▶ _RAW RECORDS_:
* * *

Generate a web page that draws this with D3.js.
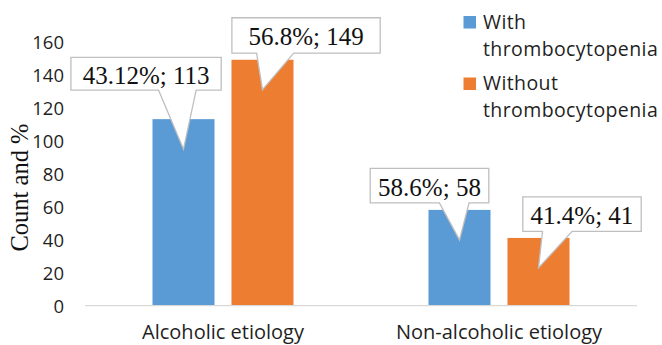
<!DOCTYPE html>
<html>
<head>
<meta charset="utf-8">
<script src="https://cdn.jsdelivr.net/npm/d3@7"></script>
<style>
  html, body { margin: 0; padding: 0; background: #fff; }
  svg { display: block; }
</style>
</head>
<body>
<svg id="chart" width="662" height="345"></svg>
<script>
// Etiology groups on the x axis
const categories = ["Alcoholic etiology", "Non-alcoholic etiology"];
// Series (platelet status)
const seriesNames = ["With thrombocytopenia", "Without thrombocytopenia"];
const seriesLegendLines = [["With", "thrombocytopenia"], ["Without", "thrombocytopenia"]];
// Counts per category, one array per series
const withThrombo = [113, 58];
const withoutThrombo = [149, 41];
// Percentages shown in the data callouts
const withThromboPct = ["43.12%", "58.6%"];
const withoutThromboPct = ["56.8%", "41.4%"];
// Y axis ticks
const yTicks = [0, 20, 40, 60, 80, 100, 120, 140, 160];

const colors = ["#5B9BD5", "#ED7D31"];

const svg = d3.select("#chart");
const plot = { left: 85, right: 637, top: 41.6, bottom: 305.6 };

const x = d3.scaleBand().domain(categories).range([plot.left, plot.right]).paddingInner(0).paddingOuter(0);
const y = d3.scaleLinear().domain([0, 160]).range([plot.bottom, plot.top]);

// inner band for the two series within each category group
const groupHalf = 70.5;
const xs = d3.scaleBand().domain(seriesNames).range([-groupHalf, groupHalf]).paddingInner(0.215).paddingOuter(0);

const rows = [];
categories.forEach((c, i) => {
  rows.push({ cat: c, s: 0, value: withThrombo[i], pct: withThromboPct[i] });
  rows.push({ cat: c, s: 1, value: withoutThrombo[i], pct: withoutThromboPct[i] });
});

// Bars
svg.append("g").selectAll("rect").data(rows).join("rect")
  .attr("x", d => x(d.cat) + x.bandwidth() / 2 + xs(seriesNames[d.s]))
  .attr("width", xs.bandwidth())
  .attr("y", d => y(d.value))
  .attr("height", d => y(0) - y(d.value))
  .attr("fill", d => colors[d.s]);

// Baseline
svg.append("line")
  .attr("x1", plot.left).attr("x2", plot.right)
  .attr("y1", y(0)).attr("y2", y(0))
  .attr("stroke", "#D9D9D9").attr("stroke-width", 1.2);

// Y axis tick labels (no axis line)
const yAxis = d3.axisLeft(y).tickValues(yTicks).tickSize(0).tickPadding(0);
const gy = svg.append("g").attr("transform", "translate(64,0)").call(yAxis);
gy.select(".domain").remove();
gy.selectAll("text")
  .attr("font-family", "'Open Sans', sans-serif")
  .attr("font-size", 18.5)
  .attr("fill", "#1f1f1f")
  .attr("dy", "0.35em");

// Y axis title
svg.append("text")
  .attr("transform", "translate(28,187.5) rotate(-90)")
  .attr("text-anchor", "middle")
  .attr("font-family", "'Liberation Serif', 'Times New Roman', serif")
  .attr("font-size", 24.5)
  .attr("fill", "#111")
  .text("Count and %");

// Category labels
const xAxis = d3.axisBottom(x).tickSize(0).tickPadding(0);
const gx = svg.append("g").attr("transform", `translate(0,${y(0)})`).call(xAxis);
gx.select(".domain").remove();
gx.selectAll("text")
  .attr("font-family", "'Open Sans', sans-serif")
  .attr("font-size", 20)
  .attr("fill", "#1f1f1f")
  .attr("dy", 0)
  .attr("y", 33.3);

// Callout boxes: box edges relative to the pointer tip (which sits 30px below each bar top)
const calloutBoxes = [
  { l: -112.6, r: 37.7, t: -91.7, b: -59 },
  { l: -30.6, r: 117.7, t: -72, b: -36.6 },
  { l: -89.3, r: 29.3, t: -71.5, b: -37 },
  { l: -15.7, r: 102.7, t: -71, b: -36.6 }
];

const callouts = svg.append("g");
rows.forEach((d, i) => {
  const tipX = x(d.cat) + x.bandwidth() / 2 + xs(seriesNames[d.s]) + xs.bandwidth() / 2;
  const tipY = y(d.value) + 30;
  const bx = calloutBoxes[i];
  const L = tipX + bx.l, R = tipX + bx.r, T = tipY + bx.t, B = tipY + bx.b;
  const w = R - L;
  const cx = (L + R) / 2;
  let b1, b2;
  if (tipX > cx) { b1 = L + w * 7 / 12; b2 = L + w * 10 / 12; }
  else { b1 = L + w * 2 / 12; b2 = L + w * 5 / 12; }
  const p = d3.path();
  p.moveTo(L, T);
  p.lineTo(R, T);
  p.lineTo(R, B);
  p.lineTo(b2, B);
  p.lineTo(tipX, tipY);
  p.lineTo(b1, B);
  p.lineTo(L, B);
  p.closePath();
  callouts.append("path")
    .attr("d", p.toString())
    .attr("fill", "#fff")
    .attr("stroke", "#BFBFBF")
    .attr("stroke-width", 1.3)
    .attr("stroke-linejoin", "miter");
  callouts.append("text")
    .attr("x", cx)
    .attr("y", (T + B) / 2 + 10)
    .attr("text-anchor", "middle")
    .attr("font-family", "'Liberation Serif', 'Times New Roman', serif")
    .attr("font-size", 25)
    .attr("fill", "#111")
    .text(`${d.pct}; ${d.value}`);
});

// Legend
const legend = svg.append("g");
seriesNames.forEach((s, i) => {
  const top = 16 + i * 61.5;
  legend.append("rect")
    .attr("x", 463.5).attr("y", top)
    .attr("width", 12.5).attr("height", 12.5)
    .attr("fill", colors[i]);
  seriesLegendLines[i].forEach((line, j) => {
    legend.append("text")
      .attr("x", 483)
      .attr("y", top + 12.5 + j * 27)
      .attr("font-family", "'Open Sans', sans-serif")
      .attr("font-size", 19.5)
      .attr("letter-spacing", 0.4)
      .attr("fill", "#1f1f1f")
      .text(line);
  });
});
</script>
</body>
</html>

* * *

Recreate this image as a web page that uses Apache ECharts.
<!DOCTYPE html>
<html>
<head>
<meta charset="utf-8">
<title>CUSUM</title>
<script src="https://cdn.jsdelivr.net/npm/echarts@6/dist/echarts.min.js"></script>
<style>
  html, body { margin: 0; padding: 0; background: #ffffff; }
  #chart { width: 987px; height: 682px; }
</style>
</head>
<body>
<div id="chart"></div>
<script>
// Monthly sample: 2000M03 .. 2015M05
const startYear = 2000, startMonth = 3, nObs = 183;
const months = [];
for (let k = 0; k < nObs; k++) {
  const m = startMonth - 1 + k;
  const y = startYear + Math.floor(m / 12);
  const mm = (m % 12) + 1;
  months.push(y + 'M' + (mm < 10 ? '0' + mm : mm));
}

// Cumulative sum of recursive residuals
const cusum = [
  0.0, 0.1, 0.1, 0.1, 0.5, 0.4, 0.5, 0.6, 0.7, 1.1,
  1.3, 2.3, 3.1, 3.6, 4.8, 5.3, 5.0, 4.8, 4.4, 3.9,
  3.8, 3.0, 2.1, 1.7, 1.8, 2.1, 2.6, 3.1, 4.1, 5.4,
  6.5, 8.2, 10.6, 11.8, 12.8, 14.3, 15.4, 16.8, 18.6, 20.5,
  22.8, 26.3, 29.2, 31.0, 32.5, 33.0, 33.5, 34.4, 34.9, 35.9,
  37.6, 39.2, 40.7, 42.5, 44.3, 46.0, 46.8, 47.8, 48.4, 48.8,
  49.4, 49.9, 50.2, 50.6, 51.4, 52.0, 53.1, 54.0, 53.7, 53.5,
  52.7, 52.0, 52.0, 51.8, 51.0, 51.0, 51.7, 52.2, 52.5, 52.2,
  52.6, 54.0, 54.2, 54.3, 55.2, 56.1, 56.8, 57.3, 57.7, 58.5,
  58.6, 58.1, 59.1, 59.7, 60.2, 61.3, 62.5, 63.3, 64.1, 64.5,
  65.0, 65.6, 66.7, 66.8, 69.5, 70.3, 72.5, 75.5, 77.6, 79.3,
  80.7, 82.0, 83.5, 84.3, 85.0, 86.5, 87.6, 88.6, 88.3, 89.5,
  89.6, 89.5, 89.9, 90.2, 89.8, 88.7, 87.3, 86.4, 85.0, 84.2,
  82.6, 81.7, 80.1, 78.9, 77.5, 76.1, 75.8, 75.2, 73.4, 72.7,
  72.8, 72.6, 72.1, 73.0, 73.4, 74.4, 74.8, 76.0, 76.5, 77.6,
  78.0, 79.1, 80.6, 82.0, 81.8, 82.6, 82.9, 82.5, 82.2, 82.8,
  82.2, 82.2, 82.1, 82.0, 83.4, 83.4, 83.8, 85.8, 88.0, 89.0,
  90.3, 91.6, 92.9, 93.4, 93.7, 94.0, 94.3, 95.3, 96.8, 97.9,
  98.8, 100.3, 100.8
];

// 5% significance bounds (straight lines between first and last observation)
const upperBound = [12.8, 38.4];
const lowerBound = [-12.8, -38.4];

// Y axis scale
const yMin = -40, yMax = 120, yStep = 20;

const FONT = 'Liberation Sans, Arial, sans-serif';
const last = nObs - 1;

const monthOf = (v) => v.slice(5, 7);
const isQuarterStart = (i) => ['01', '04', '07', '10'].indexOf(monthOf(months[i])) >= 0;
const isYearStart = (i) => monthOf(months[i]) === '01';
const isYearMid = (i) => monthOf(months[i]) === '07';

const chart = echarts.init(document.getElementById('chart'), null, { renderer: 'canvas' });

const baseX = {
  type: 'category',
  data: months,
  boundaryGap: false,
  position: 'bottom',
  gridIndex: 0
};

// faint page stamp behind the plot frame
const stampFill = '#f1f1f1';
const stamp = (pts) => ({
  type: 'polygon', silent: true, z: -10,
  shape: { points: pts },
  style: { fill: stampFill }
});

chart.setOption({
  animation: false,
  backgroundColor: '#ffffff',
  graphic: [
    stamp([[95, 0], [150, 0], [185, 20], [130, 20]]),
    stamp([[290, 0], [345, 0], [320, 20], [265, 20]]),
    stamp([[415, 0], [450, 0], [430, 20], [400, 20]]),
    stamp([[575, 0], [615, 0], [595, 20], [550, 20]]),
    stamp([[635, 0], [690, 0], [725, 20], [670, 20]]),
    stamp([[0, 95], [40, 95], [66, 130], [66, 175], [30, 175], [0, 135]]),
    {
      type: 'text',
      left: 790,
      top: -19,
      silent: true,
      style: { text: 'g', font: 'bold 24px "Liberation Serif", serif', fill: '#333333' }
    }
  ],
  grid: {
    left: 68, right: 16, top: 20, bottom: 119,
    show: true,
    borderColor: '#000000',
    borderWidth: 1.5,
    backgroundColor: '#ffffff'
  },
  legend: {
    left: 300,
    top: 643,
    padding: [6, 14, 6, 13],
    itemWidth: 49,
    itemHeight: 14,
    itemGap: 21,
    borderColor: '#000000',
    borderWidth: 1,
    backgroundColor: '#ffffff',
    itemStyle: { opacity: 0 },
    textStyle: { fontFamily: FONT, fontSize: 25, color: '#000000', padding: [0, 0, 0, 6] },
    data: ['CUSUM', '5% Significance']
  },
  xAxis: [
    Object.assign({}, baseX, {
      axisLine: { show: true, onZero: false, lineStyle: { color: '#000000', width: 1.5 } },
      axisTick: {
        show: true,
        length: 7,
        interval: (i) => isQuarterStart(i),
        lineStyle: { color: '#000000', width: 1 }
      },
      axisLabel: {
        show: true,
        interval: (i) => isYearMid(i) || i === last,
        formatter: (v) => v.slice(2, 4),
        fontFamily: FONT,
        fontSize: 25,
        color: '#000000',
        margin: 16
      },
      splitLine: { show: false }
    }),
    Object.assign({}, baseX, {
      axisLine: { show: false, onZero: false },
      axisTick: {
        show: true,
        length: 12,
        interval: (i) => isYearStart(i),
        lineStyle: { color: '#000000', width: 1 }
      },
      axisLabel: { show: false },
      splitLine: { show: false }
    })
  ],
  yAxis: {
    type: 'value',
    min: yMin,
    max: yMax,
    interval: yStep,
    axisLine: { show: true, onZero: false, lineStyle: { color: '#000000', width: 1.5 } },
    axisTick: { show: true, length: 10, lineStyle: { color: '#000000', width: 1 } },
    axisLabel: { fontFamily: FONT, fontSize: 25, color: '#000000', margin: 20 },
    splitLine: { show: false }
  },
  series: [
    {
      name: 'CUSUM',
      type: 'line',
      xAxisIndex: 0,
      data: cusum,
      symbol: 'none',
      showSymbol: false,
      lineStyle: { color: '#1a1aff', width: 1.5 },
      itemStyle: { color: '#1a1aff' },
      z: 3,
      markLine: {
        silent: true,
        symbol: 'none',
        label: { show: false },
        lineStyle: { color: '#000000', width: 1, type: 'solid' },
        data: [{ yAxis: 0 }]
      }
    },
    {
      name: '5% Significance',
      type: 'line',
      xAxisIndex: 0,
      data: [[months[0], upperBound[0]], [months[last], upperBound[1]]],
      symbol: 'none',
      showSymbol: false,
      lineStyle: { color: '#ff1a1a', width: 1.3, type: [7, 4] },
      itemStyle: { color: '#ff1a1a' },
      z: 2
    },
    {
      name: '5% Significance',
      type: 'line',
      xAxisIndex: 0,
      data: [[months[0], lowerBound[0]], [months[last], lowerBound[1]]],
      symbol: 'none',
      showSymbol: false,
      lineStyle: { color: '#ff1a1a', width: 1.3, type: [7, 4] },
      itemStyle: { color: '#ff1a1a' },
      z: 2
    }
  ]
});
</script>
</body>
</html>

* * *

▶ _THE TASK_: Looking above, find the stretch of lines that opens with the one holding "Generate a web" and closes with the one holding "41.6, bottom: 305.6". Copy it exactly, pictures excluded.

▶ _OUTPUT OF THE TASK_:
Generate a web page that draws this with D3.js.
<!DOCTYPE html>
<html>
<head>
<meta charset="utf-8">
<script src="https://cdn.jsdelivr.net/npm/d3@7"></script>
<style>
  html, body { margin: 0; padding: 0; background: #fff; }
  svg { display: block; }
</style>
</head>
<body>
<svg id="chart" width="662" height="345"></svg>
<script>
// Etiology groups on the x axis
const categories = ["Alcoholic etiology", "Non-alcoholic etiology"];
// Series (platelet status)
const seriesNames = ["With thrombocytopenia", "Without thrombocytopenia"];
const seriesLegendLines = [["With", "thrombocytopenia"], ["Without", "thrombocytopenia"]];
// Counts per category, one array per series
const withThrombo = [113, 58];
const withoutThrombo = [149, 41];
// Percentages shown in the data callouts
const withThromboPct = ["43.12%", "58.6%"];
const withoutThromboPct = ["56.8%", "41.4%"];
// Y axis ticks
const yTicks = [0, 20, 40, 60, 80, 100, 120, 140, 160];

const colors = ["#5B9BD5", "#ED7D31"];

const svg = d3.select("#chart");
const plot = { left: 85, right: 637, top: 41.6, bottom: 305.6 };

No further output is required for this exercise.